Quote every line of the data below as it stands, omitting pictures.
>> Start Material provided
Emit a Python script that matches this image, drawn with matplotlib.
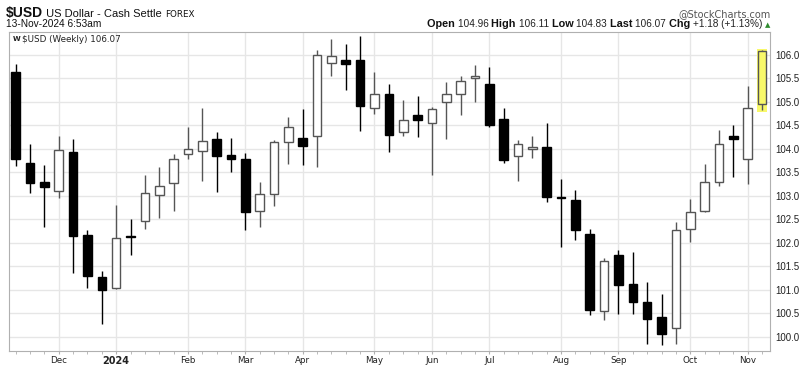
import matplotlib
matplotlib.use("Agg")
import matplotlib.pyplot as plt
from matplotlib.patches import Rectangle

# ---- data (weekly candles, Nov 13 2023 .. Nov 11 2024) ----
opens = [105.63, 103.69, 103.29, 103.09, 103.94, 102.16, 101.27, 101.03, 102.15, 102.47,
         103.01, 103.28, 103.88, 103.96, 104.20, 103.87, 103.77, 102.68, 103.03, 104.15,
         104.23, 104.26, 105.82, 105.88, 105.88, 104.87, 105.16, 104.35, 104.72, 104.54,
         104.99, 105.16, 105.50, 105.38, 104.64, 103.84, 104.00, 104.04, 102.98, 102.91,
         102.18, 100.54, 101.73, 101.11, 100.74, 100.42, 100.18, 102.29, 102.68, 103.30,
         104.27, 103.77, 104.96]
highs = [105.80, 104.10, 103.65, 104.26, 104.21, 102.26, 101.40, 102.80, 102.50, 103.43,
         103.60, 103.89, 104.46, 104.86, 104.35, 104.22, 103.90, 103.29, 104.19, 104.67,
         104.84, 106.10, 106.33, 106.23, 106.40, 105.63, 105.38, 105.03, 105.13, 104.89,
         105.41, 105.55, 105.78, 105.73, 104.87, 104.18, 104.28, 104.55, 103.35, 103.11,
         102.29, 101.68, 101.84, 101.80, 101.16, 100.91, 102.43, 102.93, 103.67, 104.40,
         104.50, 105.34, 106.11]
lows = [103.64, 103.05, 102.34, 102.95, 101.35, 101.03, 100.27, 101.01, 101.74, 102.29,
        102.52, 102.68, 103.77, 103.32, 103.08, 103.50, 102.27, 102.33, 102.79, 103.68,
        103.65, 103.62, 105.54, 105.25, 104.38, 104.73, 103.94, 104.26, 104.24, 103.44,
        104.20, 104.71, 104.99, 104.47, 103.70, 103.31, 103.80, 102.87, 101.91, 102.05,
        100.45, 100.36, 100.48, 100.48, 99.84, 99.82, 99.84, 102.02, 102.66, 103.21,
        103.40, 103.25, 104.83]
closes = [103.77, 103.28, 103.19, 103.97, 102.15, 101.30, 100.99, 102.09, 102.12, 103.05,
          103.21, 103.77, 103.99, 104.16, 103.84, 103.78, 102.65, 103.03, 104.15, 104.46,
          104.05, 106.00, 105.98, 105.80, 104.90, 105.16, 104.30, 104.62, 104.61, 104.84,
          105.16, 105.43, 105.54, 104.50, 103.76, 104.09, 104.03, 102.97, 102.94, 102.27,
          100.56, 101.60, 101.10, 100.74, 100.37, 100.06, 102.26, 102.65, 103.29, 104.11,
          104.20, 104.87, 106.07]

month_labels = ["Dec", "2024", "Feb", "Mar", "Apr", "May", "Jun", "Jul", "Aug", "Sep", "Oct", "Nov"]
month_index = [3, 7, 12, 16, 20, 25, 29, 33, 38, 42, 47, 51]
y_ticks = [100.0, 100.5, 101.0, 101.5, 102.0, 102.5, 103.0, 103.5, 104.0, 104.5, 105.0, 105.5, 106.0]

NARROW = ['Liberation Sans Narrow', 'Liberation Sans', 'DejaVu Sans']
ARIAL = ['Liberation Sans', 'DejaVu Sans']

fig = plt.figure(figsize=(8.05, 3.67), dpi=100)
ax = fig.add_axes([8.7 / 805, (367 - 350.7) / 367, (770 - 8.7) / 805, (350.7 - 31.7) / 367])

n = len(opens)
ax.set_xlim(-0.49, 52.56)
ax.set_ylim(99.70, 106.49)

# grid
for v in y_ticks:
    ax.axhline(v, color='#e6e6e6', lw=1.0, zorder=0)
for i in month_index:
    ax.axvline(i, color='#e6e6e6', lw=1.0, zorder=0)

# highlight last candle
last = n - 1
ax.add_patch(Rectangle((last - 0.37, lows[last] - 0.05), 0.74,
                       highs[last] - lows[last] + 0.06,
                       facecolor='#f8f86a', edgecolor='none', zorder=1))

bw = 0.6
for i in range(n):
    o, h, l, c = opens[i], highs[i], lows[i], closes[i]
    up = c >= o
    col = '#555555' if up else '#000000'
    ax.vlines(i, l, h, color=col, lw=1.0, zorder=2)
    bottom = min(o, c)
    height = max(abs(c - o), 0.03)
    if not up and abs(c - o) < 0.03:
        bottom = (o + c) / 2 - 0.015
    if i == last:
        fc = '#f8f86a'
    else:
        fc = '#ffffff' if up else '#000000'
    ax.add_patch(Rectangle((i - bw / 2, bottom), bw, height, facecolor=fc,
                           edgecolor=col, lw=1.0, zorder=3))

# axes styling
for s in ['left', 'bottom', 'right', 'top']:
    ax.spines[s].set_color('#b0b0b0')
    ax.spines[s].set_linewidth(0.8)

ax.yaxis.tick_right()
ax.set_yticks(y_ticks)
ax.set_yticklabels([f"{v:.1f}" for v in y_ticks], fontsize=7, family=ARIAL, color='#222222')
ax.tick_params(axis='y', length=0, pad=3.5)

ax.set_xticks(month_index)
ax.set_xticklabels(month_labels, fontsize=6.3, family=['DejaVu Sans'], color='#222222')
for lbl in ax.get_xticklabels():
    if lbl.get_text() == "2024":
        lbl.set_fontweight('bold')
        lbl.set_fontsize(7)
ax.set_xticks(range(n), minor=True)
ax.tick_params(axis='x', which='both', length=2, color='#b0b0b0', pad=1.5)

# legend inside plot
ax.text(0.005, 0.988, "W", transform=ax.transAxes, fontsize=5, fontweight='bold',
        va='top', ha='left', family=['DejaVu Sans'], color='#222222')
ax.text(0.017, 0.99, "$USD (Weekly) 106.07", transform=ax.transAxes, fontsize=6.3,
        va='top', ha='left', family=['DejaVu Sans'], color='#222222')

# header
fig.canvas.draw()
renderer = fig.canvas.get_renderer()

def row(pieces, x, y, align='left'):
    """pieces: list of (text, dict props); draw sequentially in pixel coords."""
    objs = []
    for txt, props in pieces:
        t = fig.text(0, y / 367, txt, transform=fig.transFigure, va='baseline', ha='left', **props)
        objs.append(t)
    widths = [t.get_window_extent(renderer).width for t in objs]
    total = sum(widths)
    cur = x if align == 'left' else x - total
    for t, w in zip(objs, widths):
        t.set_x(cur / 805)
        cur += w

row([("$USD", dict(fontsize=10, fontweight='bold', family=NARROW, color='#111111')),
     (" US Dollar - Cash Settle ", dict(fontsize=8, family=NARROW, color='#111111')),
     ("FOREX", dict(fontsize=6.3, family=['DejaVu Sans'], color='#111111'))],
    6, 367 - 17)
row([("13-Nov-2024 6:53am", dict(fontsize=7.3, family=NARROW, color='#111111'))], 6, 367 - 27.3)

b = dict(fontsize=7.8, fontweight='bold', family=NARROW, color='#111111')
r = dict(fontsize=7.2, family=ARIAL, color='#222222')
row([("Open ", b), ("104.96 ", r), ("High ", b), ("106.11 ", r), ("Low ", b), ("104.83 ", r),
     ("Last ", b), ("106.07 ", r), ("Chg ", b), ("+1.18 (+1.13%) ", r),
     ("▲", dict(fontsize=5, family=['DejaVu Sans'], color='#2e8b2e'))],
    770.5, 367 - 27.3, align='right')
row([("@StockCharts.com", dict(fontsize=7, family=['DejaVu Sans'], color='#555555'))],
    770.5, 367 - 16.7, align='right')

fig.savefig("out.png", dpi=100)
>> End Material provided
__Written solution__.
Emit a Python script that matches this image, drawn with matplotlib.
import matplotlib
matplotlib.use("Agg")
import matplotlib.pyplot as plt
from matplotlib.patches import Rectangle

# ---- data (weekly candles, Nov 13 2023 .. Nov 11 2024) ----
opens = [105.63, 103.69, 103.29, 103.09, 103.94, 102.16, 101.27, 101.03, 102.15, 102.47,
         103.01, 103.28, 103.88, 103.96, 104.20, 103.87, 103.77, 102.68, 103.03, 104.15,
         104.23, 104.26, 105.82, 105.88, 105.88, 104.87, 105.16, 104.35, 104.72, 104.54,
         104.99, 105.16, 105.50, 105.38, 104.64, 103.84, 104.00, 104.04, 102.98, 102.91,
         102.18, 100.54, 101.73, 101.11, 100.74, 100.42, 100.18, 102.29, 102.68, 103.30,
         104.27, 103.77, 104.96]
highs = [105.80, 104.10, 103.65, 104.26, 104.21, 102.26, 101.40, 102.80, 102.50, 103.43,
         103.60, 103.89, 104.46, 104.86, 104.35, 104.22, 103.90, 103.29, 104.19, 104.67,
         104.84, 106.10, 106.33, 106.23, 106.40, 105.63, 105.38, 105.03, 105.13, 104.89,
         105.41, 105.55, 105.78, 105.73, 104.87, 104.18, 104.28, 104.55, 103.35, 103.11,
         102.29, 101.68, 101.84, 101.80, 101.16, 100.91, 102.43, 102.93, 103.67, 104.40,
         104.50, 105.34, 106.11]
lows = [103.64, 103.05, 102.34, 102.95, 101.35, 101.03, 100.27, 101.01, 101.74, 102.29,
        102.52, 102.68, 103.77, 103.32, 103.08, 103.50, 102.27, 102.33, 102.79, 103.68,
        103.65, 103.62, 105.54, 105.25, 104.38, 104.73, 103.94, 104.26, 104.24, 103.44,
        104.20, 104.71, 104.99, 104.47, 103.70, 103.31, 103.80, 102.87, 101.91, 102.05,
        100.45, 100.36, 100.48, 100.48, 99.84, 99.82, 99.84, 102.02, 102.66, 103.21,
        103.40, 103.25, 104.83]
closes = [103.77, 103.28, 103.19, 103.97, 102.15, 101.30, 100.99, 102.09, 102.12, 103.05,
          103.21, 103.77, 103.99, 104.16, 103.84, 103.78, 102.65, 103.03, 104.15, 104.46,
          104.05, 106.00, 105.98, 105.80, 104.90, 105.16, 104.30, 104.62, 104.61, 104.84,
          105.16, 105.43, 105.54, 104.50, 103.76, 104.09, 104.03, 102.97, 102.94, 102.27,
          100.56, 101.60, 101.10, 100.74, 100.37, 100.06, 102.26, 102.65, 103.29, 104.11,
          104.20, 104.87, 106.07]

month_labels = ["Dec", "2024", "Feb", "Mar", "Apr", "May", "Jun", "Jul", "Aug", "Sep", "Oct", "Nov"]
month_index = [3, 7, 12, 16, 20, 25, 29, 33, 38, 42, 47, 51]
y_ticks = [100.0, 100.5, 101.0, 101.5, 102.0, 102.5, 103.0, 103.5, 104.0, 104.5, 105.0, 105.5, 106.0]

NARROW = ['Liberation Sans Narrow', 'Liberation Sans', 'DejaVu Sans']
ARIAL = ['Liberation Sans', 'DejaVu Sans']

fig = plt.figure(figsize=(8.05, 3.67), dpi=100)
ax = fig.add_axes([8.7 / 805, (367 - 350.7) / 367, (770 - 8.7) / 805, (350.7 - 31.7) / 367])

n = len(opens)
ax.set_xlim(-0.49, 52.56)
ax.set_ylim(99.70, 106.49)

# grid
for v in y_ticks:
    ax.axhline(v, color='#e6e6e6', lw=1.0, zorder=0)
for i in month_index:
    ax.axvline(i, color='#e6e6e6', lw=1.0, zorder=0)

# highlight last candle
last = n - 1
ax.add_patch(Rectangle((last - 0.37, lows[last] - 0.05), 0.74,
                       highs[last] - lows[last] + 0.06,
                       facecolor='#f8f86a', edgecolor='none', zorder=1))

bw = 0.6
for i in range(n):
    o, h, l, c = opens[i], highs[i], lows[i], closes[i]
    up = c >= o
    col = '#555555' if up else '#000000'
    ax.vlines(i, l, h, color=col, lw=1.0, zorder=2)
    bottom = min(o, c)
    height = max(abs(c - o), 0.03)
    if not up and abs(c - o) < 0.03:
        bottom = (o + c) / 2 - 0.015
    if i == last:
        fc = '#f8f86a'
    else:
        fc = '#ffffff' if up else '#000000'
    ax.add_patch(Rectangle((i - bw / 2, bottom), bw, height, facecolor=fc,
                           edgecolor=col, lw=1.0, zorder=3))

# axes styling
for s in ['left', 'bottom', 'right', 'top']:
    ax.spines[s].set_color('#b0b0b0')
    ax.spines[s].set_linewidth(0.8)

ax.yaxis.tick_right()
ax.set_yticks(y_ticks)
ax.set_yticklabels([f"{v:.1f}" for v in y_ticks], fontsize=7, family=ARIAL, color='#222222')
ax.tick_params(axis='y', length=0, pad=3.5)

ax.set_xticks(month_index)
ax.set_xticklabels(month_labels, fontsize=6.3, family=['DejaVu Sans'], color='#222222')
for lbl in ax.get_xticklabels():
    if lbl.get_text() == "2024":
        lbl.set_fontweight('bold')
        lbl.set_fontsize(7)
ax.set_xticks(range(n), minor=True)
ax.tick_params(axis='x', which='both', length=2, color='#b0b0b0', pad=1.5)

# legend inside plot
ax.text(0.005, 0.988, "W", transform=ax.transAxes, fontsize=5, fontweight='bold',
        va='top', ha='left', family=['DejaVu Sans'], color='#222222')
ax.text(0.017, 0.99, "$USD (Weekly) 106.07", transform=ax.transAxes, fontsize=6.3,
        va='top', ha='left', family=['DejaVu Sans'], color='#222222')

# header
fig.canvas.draw()
renderer = fig.canvas.get_renderer()

def row(pieces, x, y, align='left'):
    """pieces: list of (text, dict props); draw sequentially in pixel coords."""
    objs = []
    for txt, props in pieces:
        t = fig.text(0, y / 367, txt, transform=fig.transFigure, va='baseline', ha='left', **props)
        objs.append(t)
    widths = [t.get_window_extent(renderer).width for t in objs]
    total = sum(widths)
    cur = x if align == 'left' else x - total
    for t, w in zip(objs, widths):
        t.set_x(cur / 805)
        cur += w

row([("$USD", dict(fontsize=10, fontweight='bold', family=NARROW, color='#111111')),
     (" US Dollar - Cash Settle ", dict(fontsize=8, family=NARROW, color='#111111')),
     ("FOREX", dict(fontsize=6.3, family=['DejaVu Sans'], color='#111111'))],
    6, 367 - 17)
row([("13-Nov-2024 6:53am", dict(fontsize=7.3, family=NARROW, color='#111111'))], 6, 367 - 27.3)

b = dict(fontsize=7.8, fontweight='bold', family=NARROW, color='#111111')
r = dict(fontsize=7.2, family=ARIAL, color='#222222')
row([("Open ", b), ("104.96 ", r), ("High ", b), ("106.11 ", r), ("Low ", b), ("104.83 ", r),
     ("Last ", b), ("106.07 ", r), ("Chg ", b), ("+1.18 (+1.13%) ", r),
     ("▲", dict(fontsize=5, family=['DejaVu Sans'], color='#2e8b2e'))],
    770.5, 367 - 27.3, align='right')
row([("@StockCharts.com", dict(fontsize=7, family=['DejaVu Sans'], color='#555555'))],
    770.5, 367 - 16.7, align='right')

fig.savefig("out.png", dpi=100)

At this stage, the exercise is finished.